Let me say right now that transportation issues were always front and center to almost any project related to rural Maine that I was ever involved in. Whether workforce development-related, like when I was working with Maine TANF recipients, mainly single moms, helping them get back into the workforce, or even promoting Maine employers taking a look at hiring more people with disabilities, getting people from point A to point B in low population-density parts of the state is fraught with challenges.

That said, sending a carload of 75-year-olds out to a doctor’s appointment or a trip to Wal-Mart in a self-driving car, in a Maine blizzard, isn’t something that I want to hang my professional hat on.

As Carr intimates, in linking to his article he wrote for Fortune, we’re not even close on being able to order a self-driving Prius from the dealership:

Many engineers and automation experts believe it will take decades of further development to build a completely autonomous car, and some warn that it may never happen, at least not without a massive and very expensive overhaul of our road system.

Google dolts—were you able to read to the end of the article quote? We may never have our magical cars that will whisk us around like in episodes of The Jetson’s cartoon. There’s the R&D aspect, but we’re not even investing enough tax monies in our federal highway system as it is to keep it from eventually crumbling, let alone coming up with the money to retool roads necessary for our hands-free driving needs.

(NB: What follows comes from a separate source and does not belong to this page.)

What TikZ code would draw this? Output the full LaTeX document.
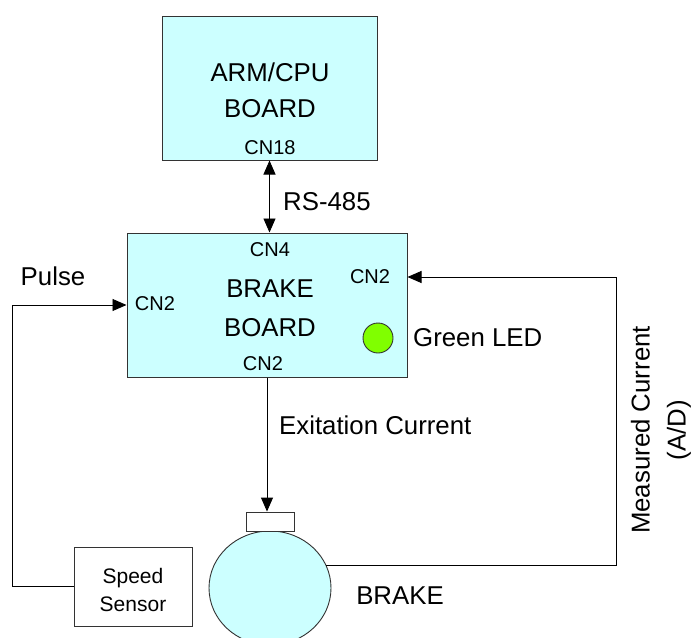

Carr isn’t the only one that’s written about that unlikely scenario. David Graeber in The Baffler, No. 19, back in 2012, wondered where the flying cars we were promised as kids were. Basically, he said it was bunkum, emanating from the likes of people believing in Google, and their claptrap about autonomous autos.

I don’t expect I’ll be handing in my driver’s license anytime soon.

2 thoughts on “Hands-free Driving

  1. Such a delicious topic! Full of nouns that make me laugh, like “bunkum” and “claptrap” and snickering verbs like “emanate.” I’m not really sure why people snicker at belief in an all powerful deity when they place similar trust in Google. I suppose the logic of binary numbers and physics equations gives Google a little more street cred than burning bushes and flatbread falling out of the sky. Yeah, that’s it. SCIENCE!

    Given the state of our roads and the Maine winters, driving should be more of a rodeo event, with prizes and awards given from getting to point A to point B unscathed. Building an app for such a game might actually bear more fruit in the long term. Get on it, Google!

  2. @JAB
    The apologetics of technology deifies all new gadgets. Anyone who speaks with contrariness is considered heretical by those who blindly genuflect at the altar of never-ending progress—the only thing—it’s not really progress, just a bill of goods we’ve been sold and the acolytes recite their mantras, much like ritualized prayer and the rubbing of talismans. In fact, watch people with their phones in a bar, or restaurant, or on the train–kind of creepy, really.

    It’s interesting reading about Google. Not everyone in San Francisco’s Mission District are enthralled with the company and its practices. Google is just another manifestation of Whitey TM. Too bad all the PC types can’t see it.